The tyranny of swimming pools


They say that running is a very democratic sport. You don't need to invest a fortune in order to participate. You just need a pair of legs and a place to run. You can choose to run by yourself or with others. In a park full of people or in the woods, all alone.

Swimming, on the other hand, is a different matter. At least if you live in Sweden and have no choice but to swim in a pool. Then you need to share a very small space with others, regardless of your ability and theirs. Like it or not, you have very little say in the matter.

So, as I entered the pool for the first time in months, I wondered apprehensively how the day's session would be. Would I get kicked in the face? Get a bucket of water on my face by an over enthusiastic crawl swimmer? Have to zigzag to avoid the slow swimmers? All of the above?


Well, at least I didn't get kicked in the face. But I did swallow an unhealthy dose of chlorinated water when an ambitious swimmer crawled past me vigorously, causing a minor tsunami to find its way into my nose.

Have you tasted chlorinated water? It's about as palatable as cat litter.

I tried to suppress my cough and keep swimming but it was no use. The agonizing coughing noises I made to relieve my nose from the burning sensation reverberated off the walls, startling a few old ladies doing the dog swim in the slow lane. But my torture didn't end there. As I swam on, trying to expel the last drops of water from my throat, I was met by several obstacles. First, the lady that had snubbed the slow lane, in order to float vertically in the middle of the pool, motionlessly. Then, the group of pensioners jumping up and down in a corner at the shallow end.

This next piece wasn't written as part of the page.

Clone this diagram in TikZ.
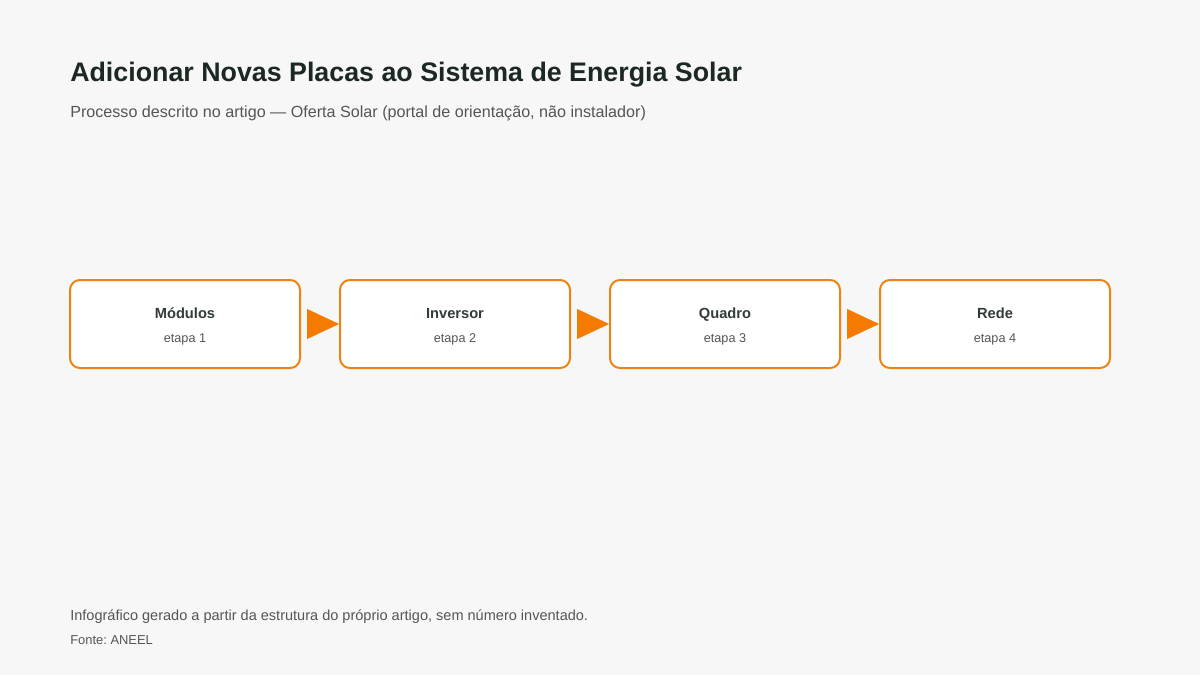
\documentclass[tikz,border=0pt]{standalone}
\usepackage{fontspec}
\setmainfont{Liberation Sans}
\usepackage{tikz}
\usetikzlibrary{arrows.meta, positioning}
\frenchspacing
\definecolor{fundo}{RGB}{247, 247, 247}
\definecolor{laranja}{RGB}{240, 130, 20}
\definecolor{seta}{RGB}{245, 122, 0}
\definecolor{escuro}{RGB}{28, 40, 34}
\definecolor{cinza}{RGB}{85, 85, 85}

\begin{document}
\begin{tikzpicture}[x=0.75pt, y=-0.75pt,
    etapabox/.style={draw=laranja, line width=1.5pt, fill=white, rounded corners=7.5pt,
      minimum width=172.5pt, minimum height=66pt, inner sep=0pt},
    setafluxo/.style={-{Triangle[length=24pt, width=22.5pt]}, seta, line width=0.2pt, shorten <=6pt}]
  \useasboundingbox[fill=fundo] (0,0) rectangle (1200,675);
  % titulo e subtitulo
  \node[anchor=base west, inner sep=0pt, font=\bfseries\fontsize{20.1}{23}\selectfont, text=escuro] (titulo) at (70,81) {Adicionar Novas Placas ao Sistema de Energia Solar};
  \node[anchor=base west, inner sep=0pt, font=\fontsize{12.1}{14}\selectfont, text=cinza] (sub) at (70,117) {Processo descrito no artigo — Oferta Solar (portal de orientação, não instalador)};
  % etapas
  \foreach \nm/\ttl [count=\k] in {mod/Módulos,inv/Inversor,qua/Quadro,rede/Rede} {
    \node[etapabox] (\nm) at ({185+270*(\k-1)},324) {};
    \node[anchor=base, inner sep=0pt, font=\bfseries\fontsize{11}{13}\selectfont, text=escuro!90] (\nm-t) at ({185+270*(\k-1)},318) {\ttl};
    \node[anchor=base, inner sep=0pt, font=\fontsize{9.5}{11}\selectfont, text=cinza] (\nm-e) at ({185+270*(\k-1)},342) {etapa \k};
  }
  \foreach \a/\b in {mod/inv,inv/qua,qua/rede}
    \draw[setafluxo] (\a) -- (\b);
  % rodape
  \node[anchor=base west, inner sep=0pt, font=\fontsize{10.9}{13}\selectfont, text=cinza] (nota) at (70,620) {Infográfico gerado a partir da estrutura do próprio artigo, sem número inventado.};
  \node[anchor=base west, inner sep=0pt, font=\fontsize{9.7}{12}\selectfont, text=cinza] (fonte) at (70,644) {Fonte: ANEEL};
\end{tikzpicture}
\end{document}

What's wrong with using the slow lane for such activities, instead of forcing me (and the others who are there to - I know it's hard to imagine, but try - SWIM) to swim around them? Why? Why use the central lane? Why on earth would you pay good money to stand there and jump for 10 minutes, blocking my way, only to go out and disappear afterwards?

Swimming pools are evil.

Bitching aside, the actual swimming part of this session went really well, by my standards. I remember the first couple of times I tried to swim in the pool, struggling to even get past 25 metres using breaststroke. Now I can swim 100 metres without resting. I think I can hear the phone ringing right now. Must be Sweden's Olympic Team, asking me to join them.